What happened next: That series of communications led to an unsigned statement issued Sept. 6 from NOAA that criticized the National Weather Service’s Birmingham office over its Sept. 1 tweet declaring there would be no impact in the state from Dorian. “The NOAA statement resulted in part from pressure that Commerce Secretary Wilbur Ross brought to bear on Neil Jacobs, the acting head of NOAA, in an early morning phone call on Friday from Greece, where the secretary was traveling for meetings, according to three individuals familiar with the matter who requested anonymity to speak on a sensitive issue,” The Post team reports.
But: Trump told reporters he did not make any instructions to Mulvaney to push NOAA to renounce its statements on Dorian and Alabama.
House lawmakers to investigate Ross’s involvement in NOAA statement: Democrats on the House Science Committee are now probing the Commerce Department’s role — Chairwoman Eddie Bernice Johnson (D-Tex.) and Oversight and Investigations Chairwoman Mikie Sherrill (D-N.J.) sent a letter to Ross requesting additional information, including any records of communication between department officials, NOAA and the White House from Sept. 1 to 9. Johnson and Sherrill wrote they are “deeply disturbed by the politicization of NOAA’s weather forecast activities for the purpose of supporting incorrect statements by the president.”
The Commerce Department’s inspector general has also launched an investigation, as has NOAA’s acting chief scientist.
Meanwhile, a storm is brewing, and this one could actually affect Alabama: The National Hurricane Center is monitoring a tropical system near the Bahamas that could become Tropical Storm Humberto and affect Florida, Alabama and other parts of the Gulf Coast sometime between late this week and early next, The Post's Matthew Cappucci reports.
— Another day, another rollback: The Environmental Protection Agency is planning to repeal the Obama-era Waters of the United States rule that expanded how much power the federal government has over wetlands and tributaries, The Post’s Juliet Eilperin and Brady Dennis report. “What we have today is a patchwork across the country,” EPA Administrator Andrew Wheeler told The Post in an interview. “We need to have a uniform regulatory approach.” He added the Trump administration wants to “make sure that we have a definition that once and for all will be the law of the land in all 50 states.” Eilperin and Dennis add: “Wheeler, who said the administration will finalize a new definition for which water bodies deserve federal protection within a matter of months, said the agency is seeking to end any lingering uncertainty and return more oversight to individual states.” The Obama-era regulation has been a priority for the president, who issued an executive order for the EPA to review the rule in order to make way for “the elimination of this very destructive and horrible rule.”
— Another White House exit: William Happer, the national security adviser who has said carbon emissions can be a benefit and pushed for a White House panel to challenge mainstream climate consensus, is stepping down from his post on Friday, E&E News reports. “Happer's departure comes a day after National Security Adviser John Bolton abruptly resigned amid a dispute with President Trump over holding negotiations with the Taliban,” per the report. “Bolton supported Happer's effort to try to weaken the science backing the National Climate Assessment.”
— Texas oil tycoon dies at 91: T. Boone Pickens, an infamous entrepreneur and savvy Texas oil tycoon who later become an influential voice on environmentally sound energy policy, died Wednesday at his home in Dallas at 91 years old. “His death was announced by his spokesman Jay Rosser, who did not give a precise cause.
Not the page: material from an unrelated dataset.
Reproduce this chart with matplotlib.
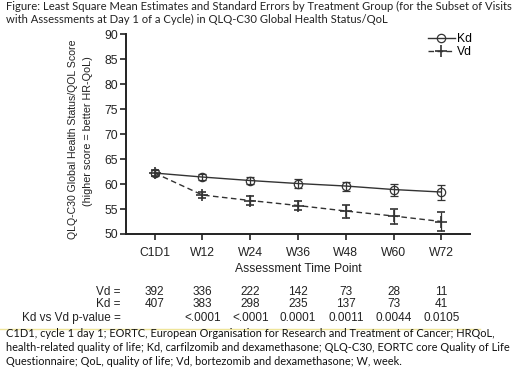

Mr. Pickens had been ailing since a series of minor strokes in 2016 that led to what he called a ‘Texas-sized fall,’ ” Chris Power writes for The Post. “Over a six-decade career of dramatic successes and setbacks, he had recently started to drill for oil on his 65,000-acre ranch in the Texas Panhandle, not long after he bought the rights to 400,000 acres of water in the Panhandle. He put his spread up for sale in 2017, for $250 million. In 2018 he also closed BP Capital, his energy hedge fund.”
— Climate group to push carbon tax plan: A group of major oil, power and consumer product companies are set to unveil a carbon tax plan that aims to reduce the carbon emissions that warm the planet by 50 percent by 2035. The Climate Leadership Council’s plan “calls for a $40 tax to be levied on each ton of carbon dioxide, with the fee increasing at least 5% every year and proceeds rebated to American consumers,” Bloomberg News reports. “The tax would be imposed on carbon dioxide emissions at the mines and power plants whose products generate the greenhouse gas.” The effort comes as momentum builds behind putting a price on carbon emissions — some Democratic presidential candidates have released plans that include a carbon tax, an idea that has gained support among some Republicans as well.
Meanwhile, BP makes moves to meet climate goals: The CEO of oil giant BP said the company plans to sell off some oil projects and limit the development of others in order to be consistent with the targets under the Paris climate accord, Bloomberg reports. The company’s chief executive Bob Dudley said on a conference call that executives huddled recently to talk about ways to limit carbon output as it deals with a shareholder resolution requiring the company explain how its spending lines up with the climate accord. “Still, the plan may prompt questions about how selling assets to another producer can help curb global emissions,” per Bloomberg.
- The Senate Democrats’ Special Committee on the Climate Crisis will hear from professional athletes at a hearing on the impact of climate change on outdoor recreation and winter sports.
— The latest in the search for life in the universe: “In the dim, red light of an alien sun, scientists have found the first evidence for water in the atmosphere of a 'super Earth'-sized planet,” The Post's Sarah Kaplan reports.